In other words, from the first estimate (aka "advance estimate") to the third estimate, the BEA made a total revision of 3.0 percentage points. To put that in perspective, from 1983 to 2010, the average revision from the first to the third estimate was just 0.3 percentage points.
What gives? It is certainly true that we had a severe winter. It was extremely cold in many parts of the country, and there was plenty of snow. Many economists have long been blaming the weather for weak first-quarter results. They said cold temperatures confined people to their homes and prevented them from hitting the stores and spending their cash. Still, can we really blame the weather for a revision of this magnitude? It's not as if the nation's meteorologists revised their weather reports. "Wait a minute. Temperatures were actually colder than we initially thought!" And what about the internet? Did the cold weather really discourage shoppers from clicking a mouse? I doubt it.
Thankfully, the BEA itself did not blame the weather. It simply said that "the increase in personal consumption expenditures was smaller than previously estimated, and the decline in exports was larger than previously estimated." Economists took it upon themselves to blame this on the weather. The BEA, however, wasn't going to explicitly say that.
I'm sure the weather is partly to blame. Still, that's largely irrelevant. The real problem, after all, is that the economic recovery ever since the end of the December 2007 to June 2009 recession (aka the "Great Recession") has been historically anemic. Many economists are optimistic that we are currently in the midst of a rebound. However, I fear that we may be treading on the edge of yet another recession.
Here's why. The decline in real GDP is bad; however, the most troubling aspect in the report is the decline in nominal GDP. In other words, GDP fell during the first quarter, even if we make no adjustment for inflation. That's an extremely unusual result. The last time nominal GDP declined was when we were in the throes of the Great Recession. And prior to that? Well, you would have to go all the way back to the third quarter of 1990 to find a decline in nominal GDP.
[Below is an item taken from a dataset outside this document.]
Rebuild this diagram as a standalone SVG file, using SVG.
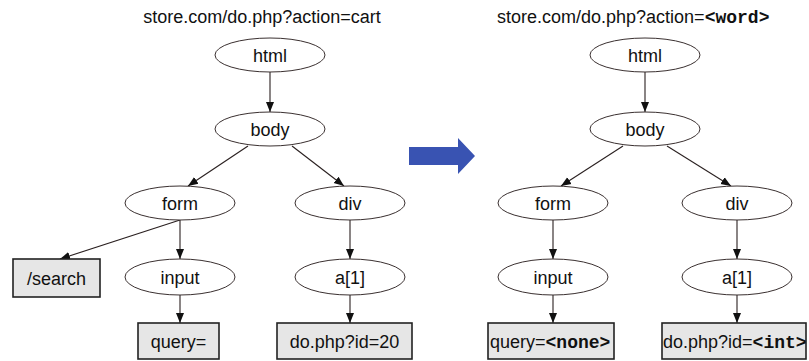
<svg xmlns="http://www.w3.org/2000/svg" width="809" height="361" viewBox="0 0 809 361">
  <style>
    .t { font-family: "Liberation Sans", Arial, sans-serif; font-size: 18px; fill: #111; }
    .title { font-family: "Liberation Sans", Arial, sans-serif; font-size: 18px; fill: #111; }
    .mono { font-family: "Liberation Mono", "Courier New", monospace; font-weight: bold; font-size: 18px; }
    .el { fill: #fff; stroke: #3a3030; stroke-width: 1; }
    .box { fill: #e6e6e6; stroke: #222; stroke-width: 1.6; }
    .edge { stroke: #2a2020; stroke-width: 1.1; fill: none; marker-end: url(#arr); }
  </style>
  <defs>
    <marker id="arr" viewBox="0 0 10 10" refX="10" refY="5" markerWidth="10" markerHeight="10" markerUnits="userSpaceOnUse" orient="auto">
      <path d="M0,1 L10,5 L0,9 Z" fill="#111"/>
    </marker>
  </defs>
  <rect width="809" height="361" fill="#fff"/>

  <!-- headings -->
  <text class="title" x="262" y="23" text-anchor="middle">store.com/do.php?action=cart</text>
  <text class="title" x="497" y="23">store.com/do.php?action=<tspan class="mono">&lt;word&gt;</tspan></text>

  <!-- connectors -->
  <g id="edges">
    <line class="edge" x1="270" y1="72" x2="270" y2="112"/>
    <line class="edge" x1="248" y1="146" x2="188" y2="186"/>
    <line class="edge" x1="292" y1="146" x2="344" y2="186"/>
    <line class="edge" x1="180" y1="220" x2="60" y2="259"/>
    <line class="edge" x1="180" y1="220" x2="180" y2="259"/>
    <line class="edge" x1="180" y1="295" x2="180" y2="323"/>
    <line class="edge" x1="350" y1="220" x2="350" y2="259"/>
    <line class="edge" x1="350" y1="295" x2="350" y2="323"/>

    <line class="edge" x1="645" y1="72" x2="645" y2="112"/>
    <line class="edge" x1="623" y1="146" x2="561" y2="186"/>
    <line class="edge" x1="667" y1="146" x2="731" y2="186"/>
    <line class="edge" x1="553" y1="220" x2="553" y2="259"/>
    <line class="edge" x1="553" y1="295" x2="553" y2="323"/>
    <line class="edge" x1="737" y1="220" x2="737" y2="259"/>
    <line class="edge" x1="737" y1="295" x2="737" y2="323"/>
  </g>

  <!-- left tree -->
  <g id="l-html"><ellipse class="el" cx="270" cy="55" rx="55" ry="17"/><text class="t" x="270" y="61.5" text-anchor="middle">html</text></g>
  <g id="l-body"><ellipse class="el" cx="270" cy="129" rx="55" ry="17"/><text class="t" x="270" y="135.5" text-anchor="middle">body</text></g>
  <g id="l-form"><ellipse class="el" cx="180" cy="203" rx="55" ry="17"/><text class="t" x="180" y="209.5" text-anchor="middle">form</text></g>
  <g id="l-div"><ellipse class="el" cx="350" cy="203" rx="55" ry="17"/><text class="t" x="350" y="209.5" text-anchor="middle">div</text></g>
  <g id="l-search"><rect class="box" x="13" y="259" width="87" height="38"/><text class="t" x="56.5" y="284.5" text-anchor="middle">/search</text></g>
  <g id="l-input"><ellipse class="el" cx="180" cy="277" rx="55" ry="18"/><text class="t" x="180" y="283.5" text-anchor="middle">input</text></g>
  <g id="l-a1"><ellipse class="el" cx="350" cy="277" rx="55" ry="18"/><text class="t" x="350" y="283.5" text-anchor="middle">a[1]</text></g>
  <g id="l-query"><rect class="box" x="138" y="323" width="81" height="36"/><text class="t" x="178.5" y="347.5" text-anchor="middle">query=</text></g>
  <g id="l-link"><rect class="box" x="277" y="323" width="135" height="36"/><text class="t" x="344.5" y="347.5" text-anchor="middle">do.php?id=20</text></g>

  <!-- transform arrow -->
  <path d="M409,147 H458 V138 L475,156 L458,174 V165 H409 Z" fill="#3953b2"/>

  <!-- right tree -->
  <g id="r-html"><ellipse class="el" cx="645" cy="55" rx="55" ry="17"/><text class="t" x="645" y="61.5" text-anchor="middle">html</text></g>
  <g id="r-body"><ellipse class="el" cx="645" cy="129" rx="55" ry="17"/><text class="t" x="645" y="135.5" text-anchor="middle">body</text></g>
  <g id="r-form"><ellipse class="el" cx="553" cy="203" rx="55" ry="17"/><text class="t" x="553" y="209.5" text-anchor="middle">form</text></g>
  <g id="r-div"><ellipse class="el" cx="737" cy="203" rx="55" ry="17"/><text class="t" x="737" y="209.5" text-anchor="middle">div</text></g>
  <g id="r-input"><ellipse class="el" cx="553" cy="277" rx="55" ry="18"/><text class="t" x="553" y="283.5" text-anchor="middle">input</text></g>
  <g id="r-a1"><ellipse class="el" cx="737" cy="277" rx="55" ry="18"/><text class="t" x="737" y="283.5" text-anchor="middle">a[1]</text></g>
  <g id="r-query"><rect class="box" x="488" y="323" width="126" height="36"/><text class="t" x="490" y="347.5">query=<tspan class="mono">&lt;none&gt;</tspan></text></g>
  <g id="r-link"><rect class="box" x="662" y="323" width="144" height="36"/><text class="t" x="663" y="347.5">do.php?id=<tspan class="mono">&lt;int&gt;</tspan></text></g>
</svg>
I wish I could be more optimistic about the economy's near-term prospects. We will learn more when the BEA releases its advance estimate for second-quarter GDP on July 30. Like most economists, I too am expecting to see growth. I seriously doubt, however, that growth will be strong enough to make up for the first quarter's contraction. In any case, given the BEA's recent track record, I won't be putting much weight on that first estimate. Chances are it will be revised significantly.